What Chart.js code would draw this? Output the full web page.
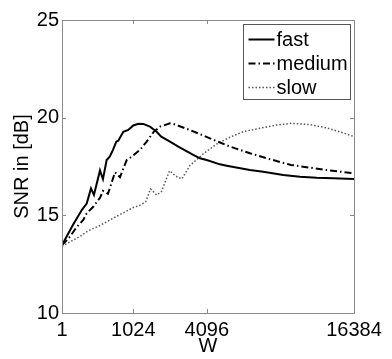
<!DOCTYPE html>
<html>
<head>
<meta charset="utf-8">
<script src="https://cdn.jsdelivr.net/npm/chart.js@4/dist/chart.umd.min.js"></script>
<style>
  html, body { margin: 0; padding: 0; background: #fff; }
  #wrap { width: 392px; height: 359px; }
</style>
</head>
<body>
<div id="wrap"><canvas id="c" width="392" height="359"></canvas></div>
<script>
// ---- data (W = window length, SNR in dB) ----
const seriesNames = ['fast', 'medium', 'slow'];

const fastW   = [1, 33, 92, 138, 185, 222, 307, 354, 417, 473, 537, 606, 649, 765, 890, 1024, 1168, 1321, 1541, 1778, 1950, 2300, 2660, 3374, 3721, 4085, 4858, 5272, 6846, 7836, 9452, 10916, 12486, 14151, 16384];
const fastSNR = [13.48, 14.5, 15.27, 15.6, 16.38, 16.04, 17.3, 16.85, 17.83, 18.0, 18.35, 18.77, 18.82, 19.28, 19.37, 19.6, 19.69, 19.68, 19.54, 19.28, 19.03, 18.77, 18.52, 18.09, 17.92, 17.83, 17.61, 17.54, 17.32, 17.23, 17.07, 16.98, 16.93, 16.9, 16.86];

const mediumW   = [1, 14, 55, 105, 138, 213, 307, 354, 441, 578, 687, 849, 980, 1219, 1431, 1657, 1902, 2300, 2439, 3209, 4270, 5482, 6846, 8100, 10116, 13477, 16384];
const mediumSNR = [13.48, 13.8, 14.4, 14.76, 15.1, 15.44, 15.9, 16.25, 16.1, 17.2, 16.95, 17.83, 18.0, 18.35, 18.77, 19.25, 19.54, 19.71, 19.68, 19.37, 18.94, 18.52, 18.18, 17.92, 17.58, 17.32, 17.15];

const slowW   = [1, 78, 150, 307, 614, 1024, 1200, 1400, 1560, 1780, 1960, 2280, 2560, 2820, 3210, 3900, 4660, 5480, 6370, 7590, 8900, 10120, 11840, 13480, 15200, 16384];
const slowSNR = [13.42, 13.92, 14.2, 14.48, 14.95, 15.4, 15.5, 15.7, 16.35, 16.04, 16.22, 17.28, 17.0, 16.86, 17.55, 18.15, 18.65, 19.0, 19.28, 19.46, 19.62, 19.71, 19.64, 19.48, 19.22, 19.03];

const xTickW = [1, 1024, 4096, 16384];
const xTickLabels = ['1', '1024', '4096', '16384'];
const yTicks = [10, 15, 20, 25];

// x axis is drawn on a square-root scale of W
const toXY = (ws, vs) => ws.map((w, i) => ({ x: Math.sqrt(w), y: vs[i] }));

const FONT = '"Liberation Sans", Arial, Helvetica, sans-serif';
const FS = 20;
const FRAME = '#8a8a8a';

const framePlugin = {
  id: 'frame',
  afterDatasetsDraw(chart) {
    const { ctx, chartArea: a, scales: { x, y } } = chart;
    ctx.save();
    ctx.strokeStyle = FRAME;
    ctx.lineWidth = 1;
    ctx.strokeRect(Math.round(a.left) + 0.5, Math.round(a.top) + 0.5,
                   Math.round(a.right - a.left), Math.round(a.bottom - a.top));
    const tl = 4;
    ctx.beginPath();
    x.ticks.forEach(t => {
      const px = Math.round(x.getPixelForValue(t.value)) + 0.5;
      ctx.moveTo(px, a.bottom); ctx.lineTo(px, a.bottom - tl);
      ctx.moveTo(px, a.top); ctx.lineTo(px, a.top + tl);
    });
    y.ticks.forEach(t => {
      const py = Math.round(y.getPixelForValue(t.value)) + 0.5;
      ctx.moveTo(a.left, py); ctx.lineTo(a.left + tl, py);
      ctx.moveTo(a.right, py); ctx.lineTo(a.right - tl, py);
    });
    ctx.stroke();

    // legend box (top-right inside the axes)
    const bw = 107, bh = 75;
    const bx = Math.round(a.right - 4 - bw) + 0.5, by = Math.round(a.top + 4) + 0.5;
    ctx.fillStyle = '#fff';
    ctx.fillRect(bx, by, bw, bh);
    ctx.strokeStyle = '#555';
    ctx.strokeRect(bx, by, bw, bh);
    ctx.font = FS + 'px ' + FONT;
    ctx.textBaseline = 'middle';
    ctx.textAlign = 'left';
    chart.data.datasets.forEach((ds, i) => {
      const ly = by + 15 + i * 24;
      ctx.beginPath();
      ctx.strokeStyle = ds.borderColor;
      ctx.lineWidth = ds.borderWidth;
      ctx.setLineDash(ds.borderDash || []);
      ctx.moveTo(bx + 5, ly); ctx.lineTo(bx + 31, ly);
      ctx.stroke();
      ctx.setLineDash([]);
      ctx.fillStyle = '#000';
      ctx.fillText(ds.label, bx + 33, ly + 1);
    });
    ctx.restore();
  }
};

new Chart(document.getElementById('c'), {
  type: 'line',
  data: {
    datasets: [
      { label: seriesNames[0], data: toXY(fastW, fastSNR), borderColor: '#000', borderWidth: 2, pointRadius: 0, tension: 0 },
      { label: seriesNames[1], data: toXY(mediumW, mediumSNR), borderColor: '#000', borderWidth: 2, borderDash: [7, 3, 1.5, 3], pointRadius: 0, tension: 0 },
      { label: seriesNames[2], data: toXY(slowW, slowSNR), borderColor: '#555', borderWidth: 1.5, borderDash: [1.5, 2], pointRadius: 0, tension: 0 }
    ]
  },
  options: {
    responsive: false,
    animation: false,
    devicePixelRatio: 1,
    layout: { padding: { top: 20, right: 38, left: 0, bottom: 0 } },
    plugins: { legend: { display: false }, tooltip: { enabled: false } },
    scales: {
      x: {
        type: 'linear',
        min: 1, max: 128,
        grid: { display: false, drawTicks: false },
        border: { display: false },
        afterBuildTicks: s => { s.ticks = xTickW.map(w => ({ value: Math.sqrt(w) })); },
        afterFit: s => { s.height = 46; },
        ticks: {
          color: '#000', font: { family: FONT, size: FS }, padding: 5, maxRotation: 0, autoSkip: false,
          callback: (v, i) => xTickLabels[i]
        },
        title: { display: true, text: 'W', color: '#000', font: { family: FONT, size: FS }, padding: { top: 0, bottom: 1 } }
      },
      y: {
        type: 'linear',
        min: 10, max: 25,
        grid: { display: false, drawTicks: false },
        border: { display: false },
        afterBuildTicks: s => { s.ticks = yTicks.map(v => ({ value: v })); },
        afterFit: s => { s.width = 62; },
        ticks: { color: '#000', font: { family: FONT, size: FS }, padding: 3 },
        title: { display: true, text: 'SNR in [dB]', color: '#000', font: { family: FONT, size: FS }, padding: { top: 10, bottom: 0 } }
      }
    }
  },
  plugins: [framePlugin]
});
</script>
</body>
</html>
------
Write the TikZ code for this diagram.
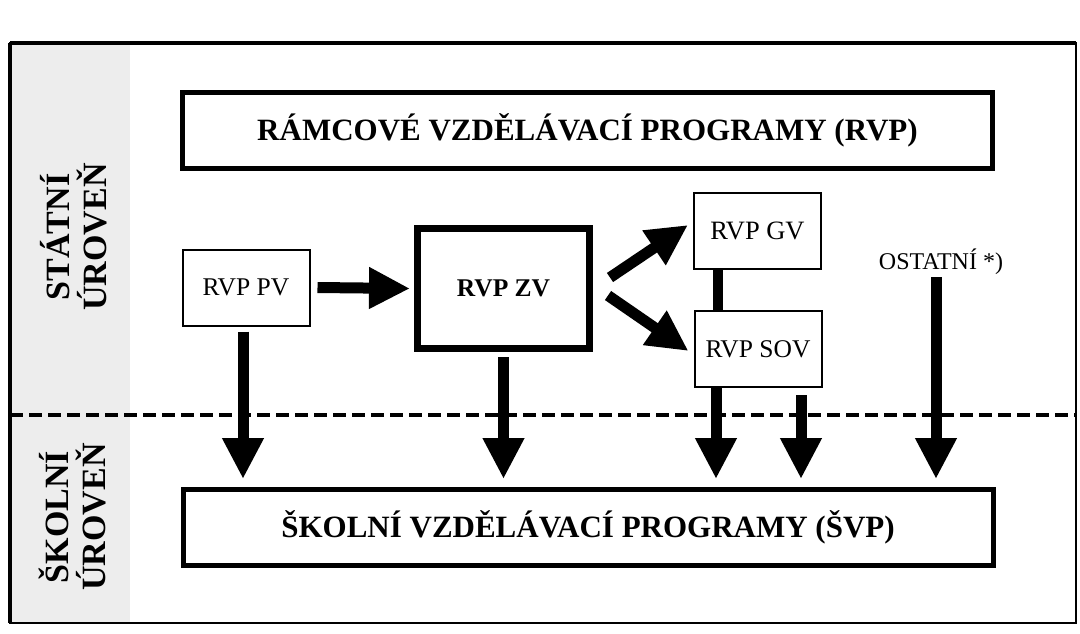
------
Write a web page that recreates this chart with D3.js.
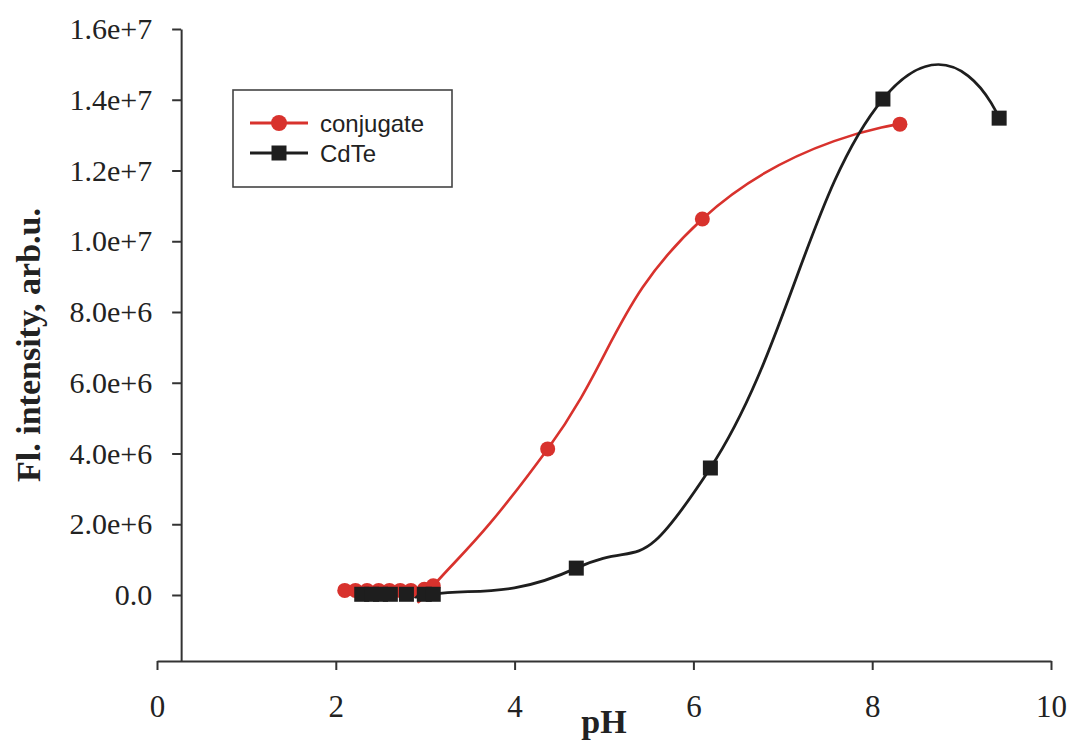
------
PROBLEM DESCRIPTION: Repeat exactly, and only, the entries from the line with "What Chart.js code" through the line with "const seriesNames = ['fast', 'medium', 'slow'];". Pictures are skipped.

SOLUTION TO THE EXERCISE:
What Chart.js code would draw this? Output the full web page.
<!DOCTYPE html>
<html>
<head>
<meta charset="utf-8">
<script src="https://cdn.jsdelivr.net/npm/chart.js@4/dist/chart.umd.min.js"></script>
<style>
  html, body { margin: 0; padding: 0; background: #fff; }
  #wrap { width: 392px; height: 359px; }
</style>
</head>
<body>
<div id="wrap"><canvas id="c" width="392" height="359"></canvas></div>
<script>
// ---- data (W = window length, SNR in dB) ----
const seriesNames = ['fast', 'medium', 'slow'];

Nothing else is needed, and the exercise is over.